Dick Wolf’s first novel, The Intercept, introduced Agent Jeremy Fisk of the NYPD anti-terror Intelligence Division. It was a story that played out on a global scale, with cameo appearances from Osama and Obama, among others. Now Fisk returns in a second gripping adventure, The Execution. It’s United Nations week in New York City. Luminaries from around the world converge for a week of speechifying and behind-closed-doors deal-making, a situation that makes for heightened security among every faction of the policing agencies. The recently elected president of Mexico will be on hand for the opening ceremonies, and hot on his trail is La Chuparosa (the Hummingbird), a shadowy assassin named for his calling card, a hummingbird image skillfully carved into the skin of his victims. Mexican Detective Cecilia Garza investigates one such murder in Nuevo Laredo early in the book, and she is soon apprised of a similar one in New York City being investigated by Fisk. Garza’s and Fisk’s investigative styles could not be more different, and when they inevitably meet, they clash at every turn. Each is operating with a separate agenda, and each is determined to include the other only on a need-to-know basis. And in the meantime, lives hang in the balance. Wolf has moved from strength to strength, from his early success as the creator of TV’s “Law & Order” to his more recent incarnation as novelist. Not to be missed!
TO CLEAR HIS NAME
It’s amazing the changes that can take place in one’s life over the course of 10 days. For David Loogan, it meant splitting up with his fiancée, embarking on a new relationship with an intriguing and somewhat mysterious stranger, falling in love with said stranger and then finding himself the primary suspect in her brutal murder. The Last Dead Girl, the prequel to Harry Dolan’s critically acclaimed Bad Things Happen, plucks an ordinary guy from an ordinary life and draws him into an amateur investigation of his lover’s death, an investigation discouraged in no uncertain terms by the cop assigned to the murder. As is often the case where the protagonist is not a trained professional, the investigation suffers from some misdirection.
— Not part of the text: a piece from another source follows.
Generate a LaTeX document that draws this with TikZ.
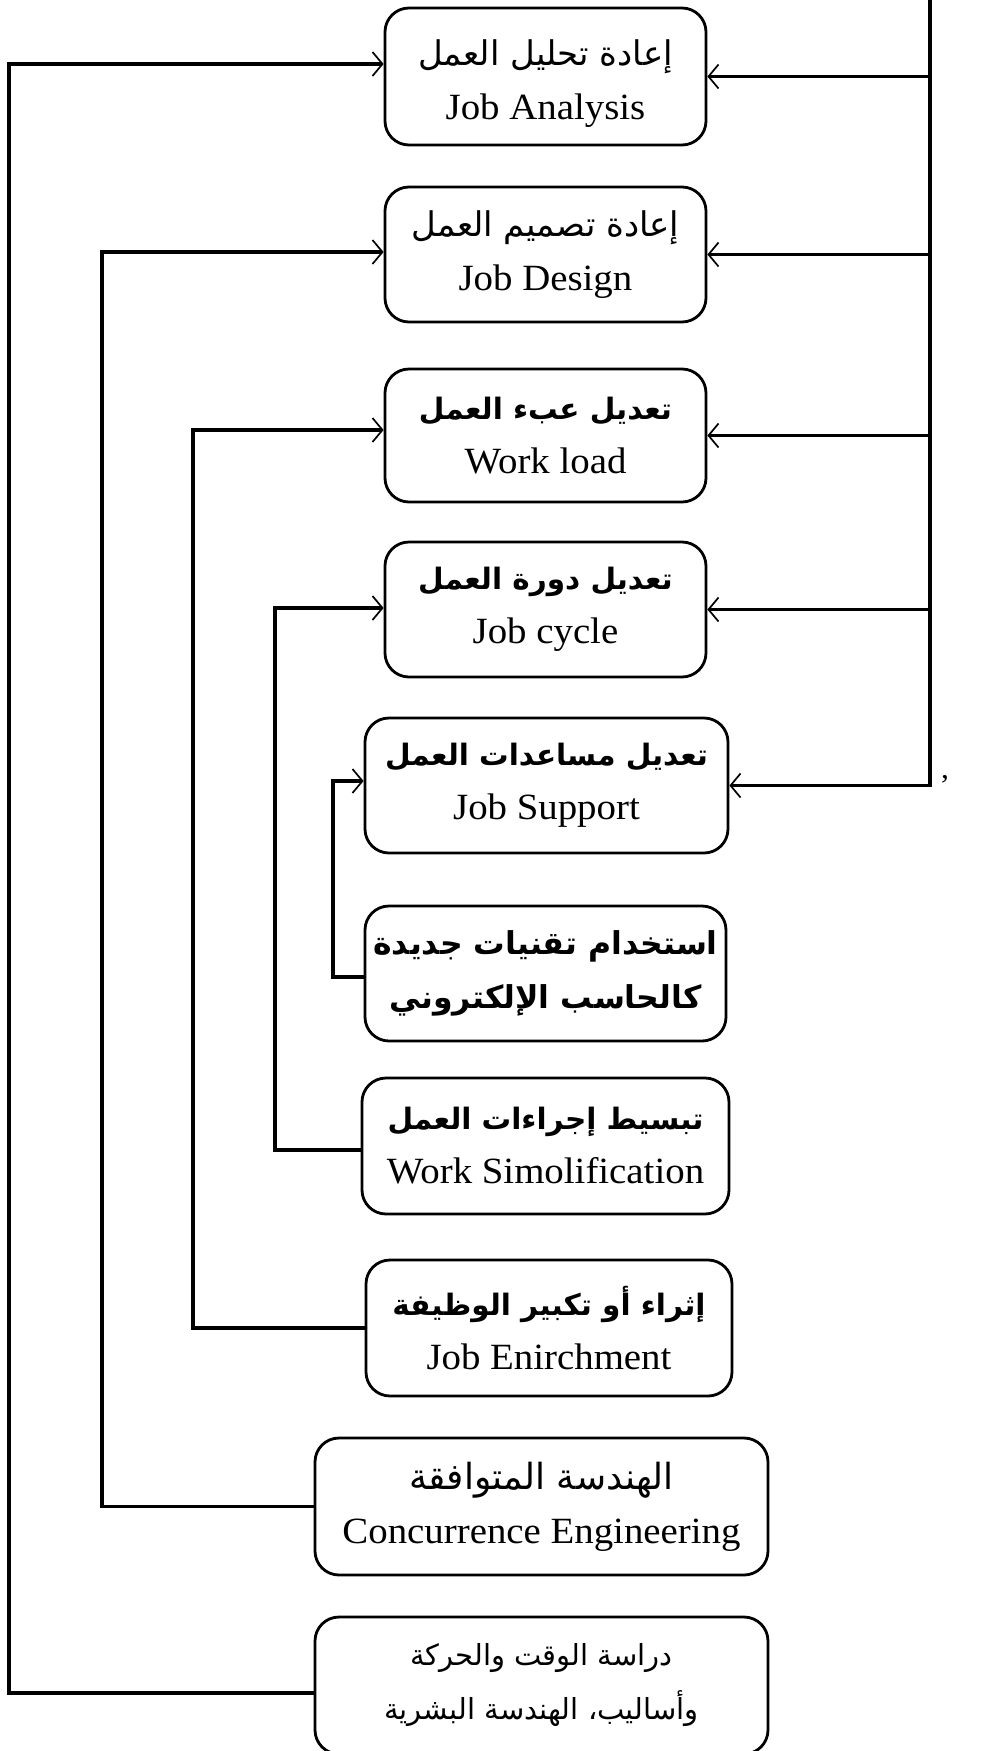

In all fairness, Loogan does a better job getting from point A to point B than his counterpart on the police force. The result is a tense and involving tale, with quite a number of surprises along the way.
REPENT, OR ELSE
It’s 1919. World War I has been over for the better part of a year, but in Germany the aftereffects linger on, nowhere more so than in the city of Breslau, the setting of Marek Krajewski’s atmospheric Phantoms of Breslau. Investigator Eberhard Mock, appearing here in his third outing, suffers more than most from his war experiences. He is plagued with recurring nightmares that keep him awake to the point of being zombie-like by day, unless he self-medicates with alcohol and unsavory encounters with the very prostitutes he is supposed to be investigating. So he’s not pleased when asked to solve a lurid mass murder with homosexual overtones and an accompanying note saying that Mock must repent and apologize or another such slaughter will take place. Problem is, Mock has no idea what he is supposed to apologize for—and a plethora of misdeeds over the years to choose from. Easily one of the most original protagonists of recent (or distant) memory, Mock is by turns amusing and poignant, insightful and cringe-worthy. He moves in a vividly portrayed milieu, and if he is often one step behind the villain, he keeps one step ahead of the reader, which is endlessly entertaining. This is the first Mock book I’ve read, and it won’t be the last.
TOP PICK IN MYSTERY
Like his fictional Yankee counterpart Harry Bosch, Detective Inspector John Rebus cannot seem to stay retired. We thought we had seen the last of Ian Rankin’s beloved cop in 2007’s Exit Music, and indeed Rankin started a new series featuring Internal Affairs cop Malcolm Fox shortly thereafter. But in 2012, Rebus returned as a cold case investigator, and it took him next to no time to run afoul of Malcolm Fox. They are as different as champagne and shampoo, but strained though their relationship may be, they play well off one another, and the reader’s sympathies are tugged this way and that between them. In their latest reluctant collaboration, Saints of the Shadow Bible, Rebus and Fox investigate the possible links between a modern-day murder and the deadly shenanigans of a rogue police force some 30 years ago—the same police force in which Rebus developed his well-deserved reputation for playing fast and loose with the letter of the law. The question is: Can Rebus take part in an honest in-depth investigation without awakening the skeletons in his closet, thereby risking not only his job but his freedom as well? Rankin is in his usual fine form as an author who invariably makes a mystery reviewer’s job a true delight!